Mają po 22 lata, znają się ze szkoły. Ona ma męża, on był w niej nieszczęśliwe zakochany. O 16.20 wszedł do sklepu spożywczego, gdzie ona jest ekspedientką, zaczął jej dusić, stłukł butelkę na jej głowie. Szybko zatrzymany, przyznał się do winy, został aresztowany.
Brutalny napad w Miasteczku Śląskim pod Tarnowskimi Górami.
W poniedziałek o 16.20 do sklepu spożywczego wpadł mężczyzna. - Rzucił się na sprzedawczynię, która właśnie ustawiała na półce butelki z alkoholem w lodówce. Zaczął ją dusić, a gdy upadła na podłogę, wziął butelkę z piwem, którą bił ofiarę po głowie - opowiada Damian Ciecierski z tarnogórskiej policji.
Gdy butelka pękła, napastnik wziął kolejną butelkę i dalej bił kobietę.
Ekspedientka straciła przytomność, a mężczyzna wyszedł, nic nie kradnąc.
Przyznanie do winy, naoczny świadek, monitoring
W trakcie napaści, do sklepu chciała wejść klientka. Gdy zobaczyła, co się dzieje, uciekła. - Widać ją na na nagraniu z monitoringu.
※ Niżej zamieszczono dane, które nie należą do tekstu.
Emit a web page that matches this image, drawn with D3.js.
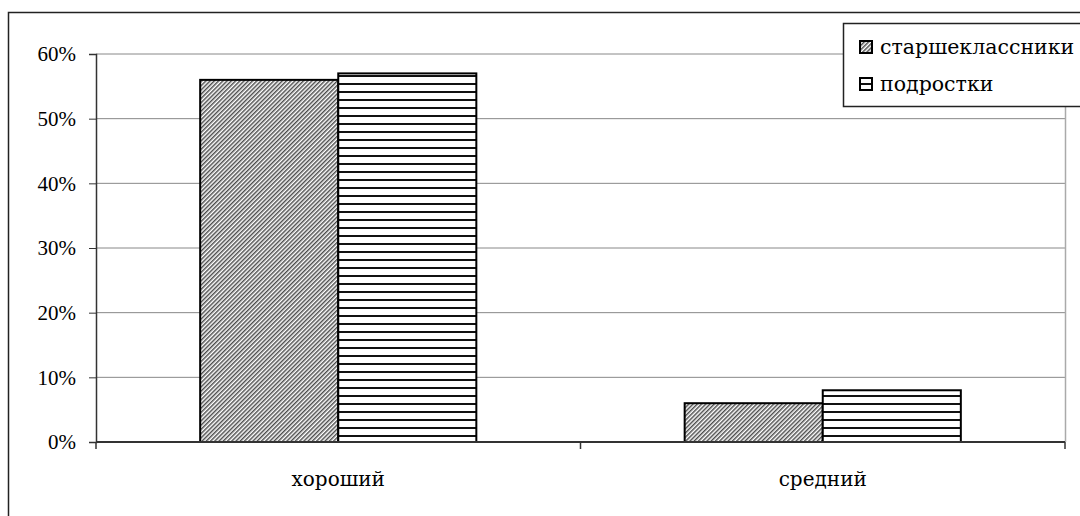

Prawdopodobnie to ona wezwała policję - przypuszcza Ciecierski.
Gdy policjanci przybyli na miejsce, mężczyzna był 100 m od sklepu. Zatrzymali go i oddali w ręce prokuratorowi. Miał 1,5 promile alkoholu w organizmie.
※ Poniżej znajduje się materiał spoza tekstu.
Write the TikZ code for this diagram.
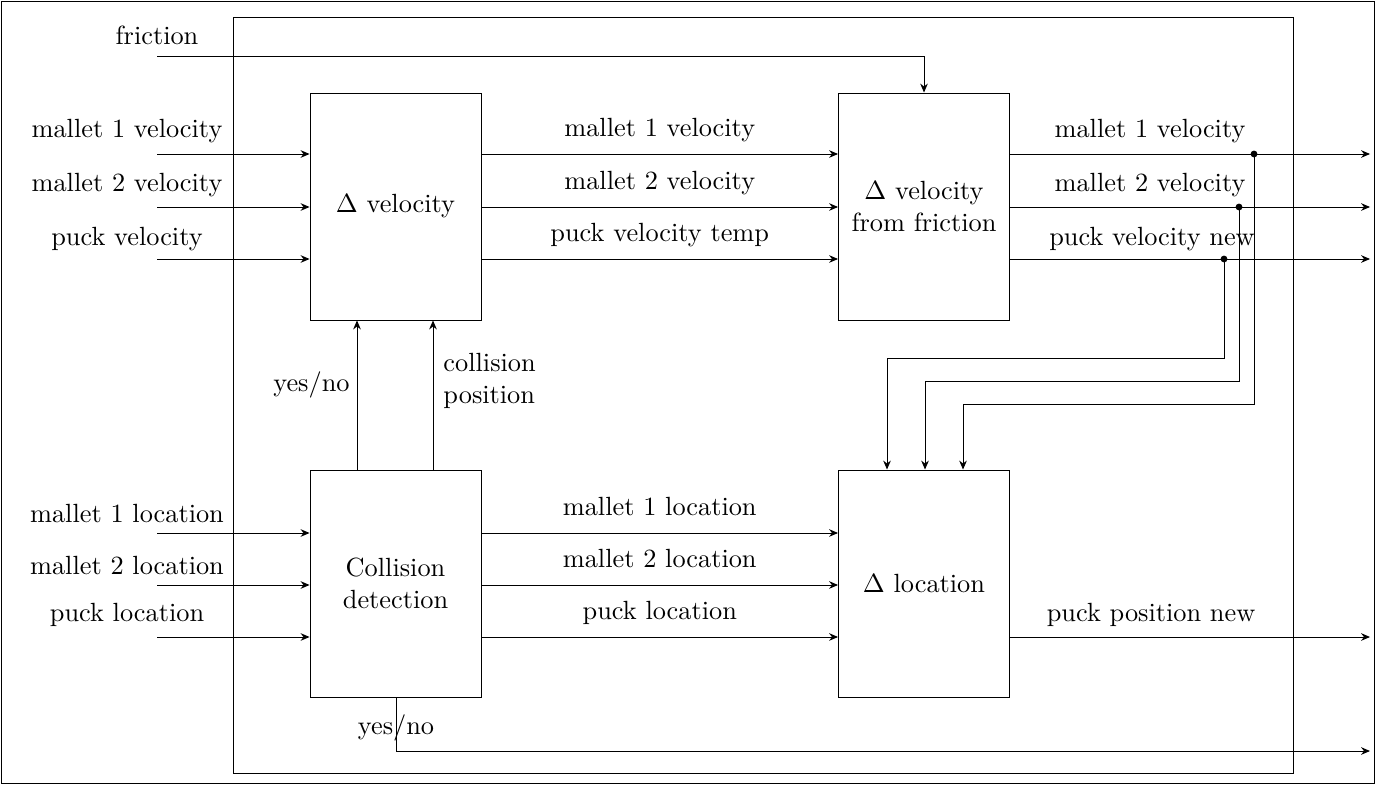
\documentclass[tikz,border=0pt]{standalone}
\usetikzlibrary{arrows.meta}
\begin{document}
\begin{tikzpicture}[x=0.38pt,y=-0.38pt,line width=0.36pt,
  blk/.style={draw,rectangle,inner sep=0pt,minimum width=64.98pt,minimum height=86.26pt,align=center},
  lbl/.style={inner sep=0pt,anchor=base},
  over/.style={midway,above=6.5pt,inner sep=0pt,anchor=base},
  flow/.style={-{Stealth[length=3.4pt,width=2.9pt]}},
  junc/.style={circle,fill,inner sep=0pt,minimum size=2.6pt}]
\useasboundingbox (0,0) rectangle (1375,784);
\draw (1,1) rectangle (1374,783);
% system boundary
\draw (233,17) rectangle (1293,773);

% blocks
\node[blk] (dv)  at (395.5,206.5) {$\Delta$ velocity};
\node[blk] (dvf) at (924,206.5) {$\Delta$ velocity\\from friction};
\node[blk] (cd)  at (395.5,583.5) {Collision\\detection};
\node[blk] (dl)  at (924,583.5) {$\Delta$ location};

% external inputs
\coordinate (fr) at (157,56);
\coordinate (vi1) at (157,154);
\coordinate (vi2) at (157,207);
\coordinate (vi3) at (157,259);
\coordinate (li1) at (157,533);
\coordinate (li2) at (157,585);
\coordinate (li3) at (157,637);
\node[lbl] at (157,45) {friction};
\node[lbl] at (127,137) {mallet 1 velocity};
\node[lbl] at (127,191) {mallet 2 velocity};
\node[lbl] at (127,245) {puck velocity};
\node[lbl] at (127,522) {mallet 1 location};
\node[lbl] at (127,574) {mallet 2 location};
\node[lbl] at (127,621) {puck location};

\draw[flow] (fr) -| (dvf.north);
\draw[flow] (vi1) -- (vi1 -| dv.west);
\draw[flow] (vi2) -- (vi2 -| dv.west);
\draw[flow] (vi3) -- (vi3 -| dv.west);
\draw[flow] (li1) -- (li1 -| cd.west);
\draw[flow] (li2) -- (li2 -| cd.west);
\draw[flow] (li3) -- (li3 -| cd.west);

% velocity block to friction block
\draw[flow] (dv.east |- vi1) -- node[over]{mallet 1 velocity} (dvf.west |- vi1);
\draw[flow] (dv.east |- vi2) -- node[over]{mallet 2 velocity} (dvf.west |- vi2);
\draw[flow] (dv.east |- vi3) -- node[over]{puck velocity temp} (dvf.west |- vi3);

% collision block to location block
\draw[flow] (cd.east |- li1) -- node[over]{mallet 1 location} (dl.west |- li1);
\draw[flow] (cd.east |- li2) -- node[over]{mallet 2 location} (dl.west |- li2);
\draw[flow] (cd.east |- li3) -- node[over]{puck location} (dl.west |- li3);

% collision results up to velocity block
\coordinate (c1) at (357,470);
\coordinate (c2) at (433,470);
\draw[flow] (c1) -- (c1 |- dv.south);
\draw[flow] (c2) -- (c2 |- dv.south);
\node[anchor=east,inner sep=0pt] at (350,385) {yes/no};
\node[anchor=west,inner sep=0pt,align=left] at (443,381) {collision\\position};

% outputs
\coordinate (o1) at (1370,154);
\coordinate (o2) at (1370,207);
\coordinate (o3) at (1370,259);
\coordinate (o4) at (1370,637);
\coordinate (o5) at (1370,751);
\draw[flow] (dvf.east |- o1) -- (o1);
\draw[flow] (dvf.east |- o2) -- (o2);
\draw[flow] (dvf.east |- o3) -- (o3);
\draw[flow] (dl.east |- o4) -- (o4);
\node[lbl] at (1150,137) {mallet 1 velocity};
\node[lbl] at (1150,191) {mallet 2 velocity};
\node[lbl] at (1152,245) {puck velocity new};
\node[lbl] at (1151,621) {puck position new};

% feedback of new velocities into location block
\node[junc] (j1) at (1254,154) {};
\node[junc] (j2) at (1239,207) {};
\node[junc] (j3) at (1224,259) {};
\coordinate (k3) at (887,358);
\coordinate (k2) at (925,381);
\coordinate (k1) at (963,404);
\draw[flow] (j3.center) |- (k3) -- (k3 |- dl.north);
\draw[flow] (j2.center) |- (k2) -- (k2 |- dl.north);
\draw[flow] (j1.center) |- (k1) -- (k1 |- dl.north);

% collision flag leaving the system
\coordinate (cy) at (396,751);
\draw[flow] (cd.south -| cy) -- (cy) -- (o5);
\node at (396,728) {yes/no};
\end{tikzpicture}
\end{document}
Ale to nie tylko alkohol pchnął go do napaści. - Motywem była miłość - mówi krótko Anna Szymocha-Żak, prokurator rejonowy z Tarnowskich Gór. Nieszczęśliwa, bo ekspedientka jest mężatką. Z napastnikiem nic ją nie łączy, poza tym, że chodzili do tej samej szkoły. Są rówieśnikami, mają po 22 lata.
Napastnik usłyszał zarzut usiłowania zabójstwa, grozi mu dożywocie. - Przyznał się do zarzucanego czynu. Mamy też naocznego świadka i nagranie z monitoringu - mówi Szymocha-Żak.
Sąd zdecydował dzisiaj o areszcie tymczasowym dla 22-latka. Prokurator: - Uzasadnieniem jest nie tylko wysoka kara, jaka mu grozi, ale obawa, że mógłby powtórzyć swój czyn, nawet wobec pierwszej ofiary.
Ekspedientka trafiła do szpitala z ranami głowy.